• What you should do: Word for word, copy all the data and drop the pictures.
═══
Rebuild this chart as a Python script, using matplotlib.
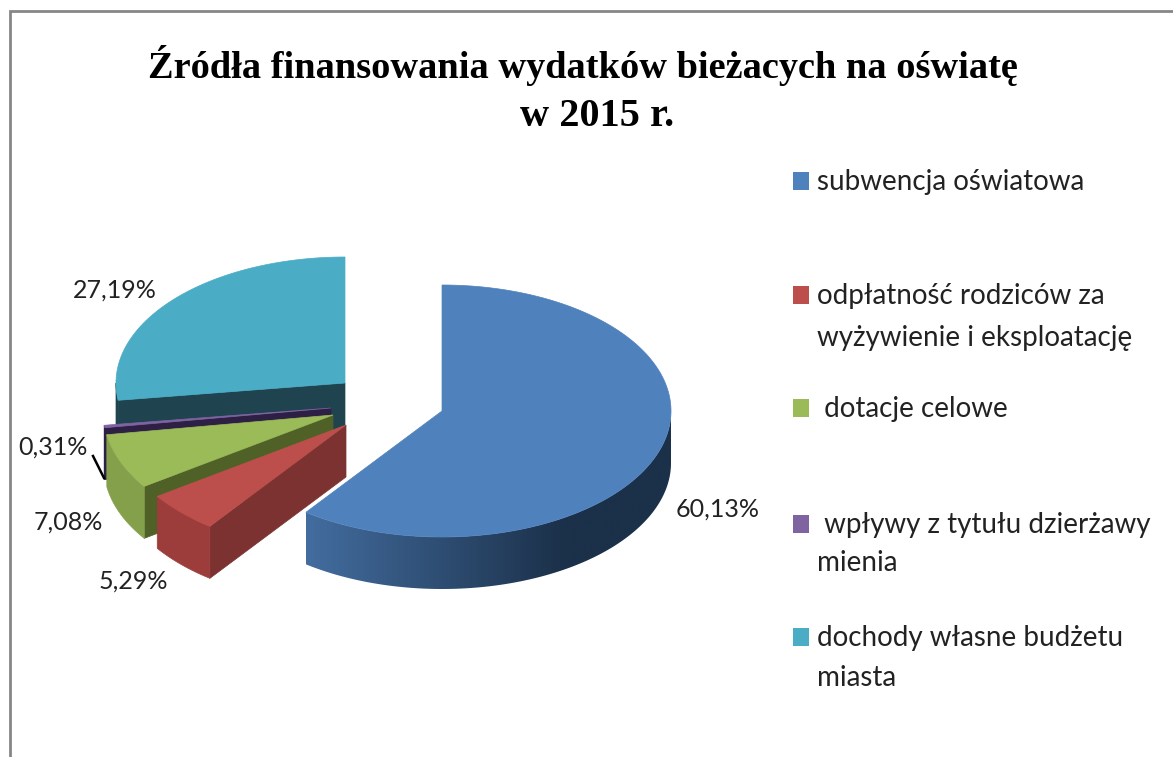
import matplotlib
matplotlib.use("Agg")
import matplotlib.pyplot as plt
import numpy as np
from matplotlib.collections import PolyCollection
from matplotlib.colors import LinearSegmentedColormap
from matplotlib.patches import Polygon, Rectangle

# data
categories = ["subwencja oświatowa",
              "odpłatność rodziców za\nwyżywienie i eksploatację",
              " dotacje celowe",
              " wpływy z tytułu dzierżawy\nmienia",
              "dochody własne budżetu\nmiasta"]
values = [60.13, 5.29, 7.08, 0.31, 27.19]
pct_labels = ["60,13%", "5,29%", "7,08%", "0,31%", "27,19%"]

top_colors = ["#4f81bd", "#bc4f4c", "#9bbb59", "#8064a2", "#4bacc6"]
rim_colors = ["#436d9f", "#9c3d3b", "#84a04a", "#2e1f44", "#1f4450"]
face_colors = ["#1b3049", "#7b3230", "#4f6126", "#2e1f44", "#1f4450"]

# pie centres after the explosion, in pixels
centres = [(442, 411), (346, 425), (333, 415), (331, 408), (345, 383)]
label_pos = [(718, 509), (133, 581), (68, 522), (53, 447), (115, 290)]
legend_y = [182, 296, 409, 525, 638]
line_step = [0, 42, 0, 38, 40]

RX, RY = 229, 126
DEPTH = 52

fig = plt.figure(figsize=(11.73, 7.57), dpi=100)
ax = fig.add_axes([0, 0, 1, 1])
ax.axis('off')

# frame of the pasted chart
ax.plot([10, 10, 1173], [757, 11, 11], color="#868686", lw=2, solid_joinstyle='miter')


def ring(cx, cy, angles):
    return cx + RX * np.cos(angles), cy - RY * np.sin(angles)


starts = 90 - np.cumsum([0] + values[:-1]) * 3.6
stops = 90 - np.cumsum(values) * 3.6

# back slices first, blue one last
for i in [4, 3, 2, 1, 0]:
    cx, cy = centres[i]
    th = np.radians(np.linspace(starts[i], stops[i], 300))
    x, y = ring(cx, cy, th)

    # cut face on the lower edge of the slice
    ax.add_patch(Polygon([(cx, cy), (x[0], y[0]), (x[0], y[0] + DEPTH), (cx, cy + DEPTH)],
                         closed=True, fc=face_colors[i], ec=face_colors[i], lw=0.5))

    # outer rim, only the part that faces the viewer
    front = np.sin(th) <= 0
    xf, yf = x[front], y[front]
    rim = np.column_stack([np.r_[xf, xf[::-1]], np.r_[yf, yf[::-1] + DEPTH]])
    if i == 0:
        # rim of the big slice darkens to the right, drawn as a clipped gradient
        cmap = LinearSegmentedColormap.from_list("rim", [rim_colors[0], face_colors[0]])
        grad = np.clip((np.linspace(xf.min(), xf.max(), 400) - xf.min()) / 260, 0, 1)[None, :]
        img = ax.imshow(grad, cmap=cmap, vmin=0, vmax=1, aspect='auto', interpolation='bilinear',
                        extent=(xf.min(), xf.max(), yf.max() + DEPTH, yf.min()))
        patch = Polygon(rim, closed=True, fc='none', ec='none', transform=ax.transData)
        ax.add_patch(patch)
        img.set_clip_path(patch)
    else:
        ax.add_patch(Polygon(rim, closed=True, fc=rim_colors[i], ec=rim_colors[i], lw=0.5))

    # top surface
    ax.add_patch(Polygon(np.column_stack([np.r_[cx, x], np.r_[cy, y]]), closed=True,
                         fc=top_colors[i], ec=top_colors[i], lw=0.5))

# leader line of the smallest slice
ax.plot([93, 104], [456, 478], color="black", lw=1.8)

pct_font = dict(family="Lato", color="#222222", fontsize=18)
for lab, pos in zip(pct_labels, label_pos):
    ax.text(pos[0], pos[1], lab, ha='center', va='center', **pct_font)

legend_font = dict(family="Lato", color="#222222", fontsize=20)
for i, name in enumerate(categories):
    ax.add_patch(Rectangle((793, legend_y[i] - 10), 16, 18, fc=top_colors[i], ec='none'))
    parts = name.split("\n")
    ax.text(817, legend_y[i], parts[0], ha='left', va='center', **legend_font)
    if len(parts) > 1:
        ax.text(817, legend_y[i] + line_step[i], parts[1], ha='left', va='center', **legend_font)

ax.text(583, 65, "Źródła finansowania wydatków bieżacych na oświatę", ha='center', va='center',
        family="Liberation Serif", weight='bold', fontsize=27.6, color="black")
ax.text(597, 117, "w 2015 r.", ha='center', va='center',
        family="Liberation Serif", weight='bold', fontsize=29, color="black")

ax.set_xlim(0, 1173)
ax.set_ylim(757, 0)

fig.savefig("out.png", dpi=100)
═══
• Complete output:
Rebuild this chart as a Python script, using matplotlib.
import matplotlib
matplotlib.use("Agg")
import matplotlib.pyplot as plt
import numpy as np
from matplotlib.collections import PolyCollection
from matplotlib.colors import LinearSegmentedColormap
from matplotlib.patches import Polygon, Rectangle

# data
categories = ["subwencja oświatowa",
              "odpłatność rodziców za\nwyżywienie i eksploatację",
              " dotacje celowe",
              " wpływy z tytułu dzierżawy\nmienia",
              "dochody własne budżetu\nmiasta"]
values = [60.13, 5.29, 7.08, 0.31, 27.19]
pct_labels = ["60,13%", "5,29%", "7,08%", "0,31%", "27,19%"]

top_colors = ["#4f81bd", "#bc4f4c", "#9bbb59", "#8064a2", "#4bacc6"]
rim_colors = ["#436d9f", "#9c3d3b", "#84a04a", "#2e1f44", "#1f4450"]
face_colors = ["#1b3049", "#7b3230", "#4f6126", "#2e1f44", "#1f4450"]

# pie centres after the explosion, in pixels
centres = [(442, 411), (346, 425), (333, 415), (331, 408), (345, 383)]
label_pos = [(718, 509), (133, 581), (68, 522), (53, 447), (115, 290)]
legend_y = [182, 296, 409, 525, 638]
line_step = [0, 42, 0, 38, 40]

RX, RY = 229, 126
DEPTH = 52

fig = plt.figure(figsize=(11.73, 7.57), dpi=100)
ax = fig.add_axes([0, 0, 1, 1])
ax.axis('off')

# frame of the pasted chart
ax.plot([10, 10, 1173], [757, 11, 11], color="#868686", lw=2, solid_joinstyle='miter')


def ring(cx, cy, angles):
    return cx + RX * np.cos(angles), cy - RY * np.sin(angles)


starts = 90 - np.cumsum([0] + values[:-1]) * 3.6
stops = 90 - np.cumsum(values) * 3.6

# back slices first, blue one last
for i in [4, 3, 2, 1, 0]:
    cx, cy = centres[i]
    th = np.radians(np.linspace(starts[i], stops[i], 300))
    x, y = ring(cx, cy, th)

    # cut face on the lower edge of the slice
    ax.add_patch(Polygon([(cx, cy), (x[0], y[0]), (x[0], y[0] + DEPTH), (cx, cy + DEPTH)],
                         closed=True, fc=face_colors[i], ec=face_colors[i], lw=0.5))

    # outer rim, only the part that faces the viewer
    front = np.sin(th) <= 0
    xf, yf = x[front], y[front]
    rim = np.column_stack([np.r_[xf, xf[::-1]], np.r_[yf, yf[::-1] + DEPTH]])
    if i == 0:
        # rim of the big slice darkens to the right, drawn as a clipped gradient
        cmap = LinearSegmentedColormap.from_list("rim", [rim_colors[0], face_colors[0]])
        grad = np.clip((np.linspace(xf.min(), xf.max(), 400) - xf.min()) / 260, 0, 1)[None, :]
        img = ax.imshow(grad, cmap=cmap, vmin=0, vmax=1, aspect='auto', interpolation='bilinear',
                        extent=(xf.min(), xf.max(), yf.max() + DEPTH, yf.min()))
        patch = Polygon(rim, closed=True, fc='none', ec='none', transform=ax.transData)
        ax.add_patch(patch)
        img.set_clip_path(patch)
    else:
        ax.add_patch(Polygon(rim, closed=True, fc=rim_colors[i], ec=rim_colors[i], lw=0.5))

    # top surface
    ax.add_patch(Polygon(np.column_stack([np.r_[cx, x], np.r_[cy, y]]), closed=True,
                         fc=top_colors[i], ec=top_colors[i], lw=0.5))

# leader line of the smallest slice
ax.plot([93, 104], [456, 478], color="black", lw=1.8)

pct_font = dict(family="Lato", color="#222222", fontsize=18)
for lab, pos in zip(pct_labels, label_pos):
    ax.text(pos[0], pos[1], lab, ha='center', va='center', **pct_font)

legend_font = dict(family="Lato", color="#222222", fontsize=20)
for i, name in enumerate(categories):
    ax.add_patch(Rectangle((793, legend_y[i] - 10), 16, 18, fc=top_colors[i], ec='none'))
    parts = name.split("\n")
    ax.text(817, legend_y[i], parts[0], ha='left', va='center', **legend_font)
    if len(parts) > 1:
        ax.text(817, legend_y[i] + line_step[i], parts[1], ha='left', va='center', **legend_font)

ax.text(583, 65, "Źródła finansowania wydatków bieżacych na oświatę", ha='center', va='center',
        family="Liberation Serif", weight='bold', fontsize=27.6, color="black")
ax.text(597, 117, "w 2015 r.", ha='center', va='center',
        family="Liberation Serif", weight='bold', fontsize=29, color="black")

ax.set_xlim(0, 1173)
ax.set_ylim(757, 0)

fig.savefig("out.png", dpi=100)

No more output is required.